Selain itu, proyek infrastruktur sering gagal saat terdapat pemahaman yang terbatas tentang bagaimana infrastruktur tersebut berfungsi dalam suatu sistem. Hal ini berujung pada proses pengambilan keputusan yang salah dan menghasilkan kondisi operasional yang tidak optimal. Sebagai contoh, keputusan untuk memiliki proyek pembangunan pembangkit listrik tenaga batu bara dapat menjadi fatal, tanpa mempertimbangkan infrastruktur terkait dalam sistem jaringan yang lebih besar untuk distribusi hulu dan hilir—yang seringkali berada di luar cakupan proyek. Selain itu, tidak hanya infrastruktur bekerja dalam suatu sistem jaringan terintegrasi, tetapi mereka juga berinteraksi dengan sesuatu yang dinamis, termasuk harapan dan preferensi para pemangku kepentingan. Oleh karena itu, strategi yang terlalu tertutup tanpa mengupayakan pengembangan secara sistematis akan menghambat integrasi infrastruktur, memungkinkan adanya hal-hal yang terabaikan dan mengganggu fungsi keseluruhan sistem.

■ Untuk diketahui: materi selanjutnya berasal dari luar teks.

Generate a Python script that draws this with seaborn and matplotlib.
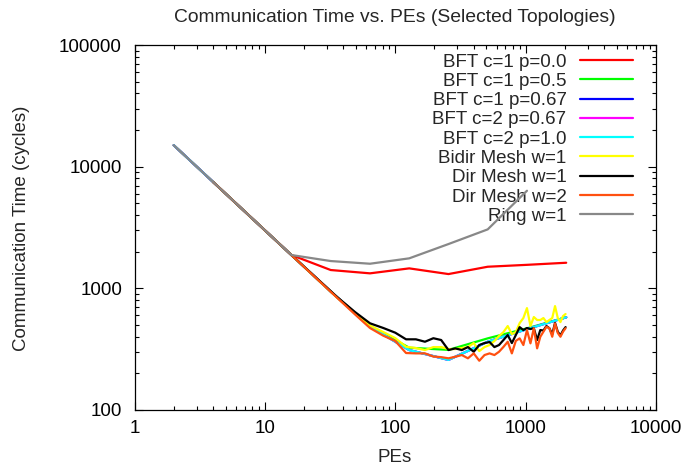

Dengan mempertimbangkan perspektif sistem di atas, semakin penting rasanya untuk mengusahakan sistem terbuka dalam kolaborasi lintas organisasi untuk menciptakan proyek infrastruktur terintegrasi. Pendekatan ini juga akan membantu proyek infrastruktur dalam menangani kebutuhan dadakan yang muncul dari hasil yang tidak terduga dan memberikan waktu untuk refleksi. Selain itu, melalui konsultasi dan deliberasi terbuka, kesenjangan persepsi antara strategi dari pihak di atas (pemerintah/pengembang) dan penerimaan di bawah (masyarakat dan pemangku kepentingan lainnya) dapat diatasi, memastikan keputusan tidak hanya untuk mendukung ‘winners’ tetapi dapat diterima oleh semua pemangku kepentingan, termasuk ‘losers‘.

Atas apa yang telah terbangun sebelumnya, ada kalanya kita pun mengevaluasi. Apakah kita sudah melakukannya dengan benar? Tapi mana mungkin orang kita berani membuka lembaran masa lalu. Di sini, proses memeriksa selalu identik dengan mencari kesalahan orang lain yang berujung kasus hukum. Semangat itu terlalu dilebih-lebihkan, hingga kita lupa perlunya proses tersebut dalam memperbaiki praktik masa depan melalui pelajaran masa lalu. Sebab pada akhirnya, pengembangan infrastruktur adalah one-shot experiment, proses try again-nya adalah proyek lain setelah belajar dari proyek serupa.

Hasil Refleksi

Saya menyadari sepenuhnya bahwa dalam praktiknya, saya masih banyak menyepelekan hal-hal normatif namun tetap penting dalam membantu cara berpikir dan melihat masalah/solusi terbaik. Semoga dengan refleksi ini, semakin banyak yang bisa lebih mawas dan peka bahwa infrastruktur bukanlah tentang sukses membangun, tetapi sukses membawa perubahan dan memberikan rasa keadilan. Infrastruktur juga bukanlah produk satu bidang ahli di bawah naungan ‘anak teknik,‘ melainkan naungan lain yang bahkan tidak pernah terbayangkan sekalipun. Terakhir, infrastruktur akan selalu membawa kompleksitas dan berbagai konteks yang menyertai dalam tiap proses pengambilan keputusannya, sehingga alangkah baiknya proses ini perlu keterbukaan atas masukan dan pengambilan pelajaran untuk praktik masa depan yang lebih baik.

Jadi mungkin itulah mengapa kita diajarkan “Adab sebelum Ilmu.”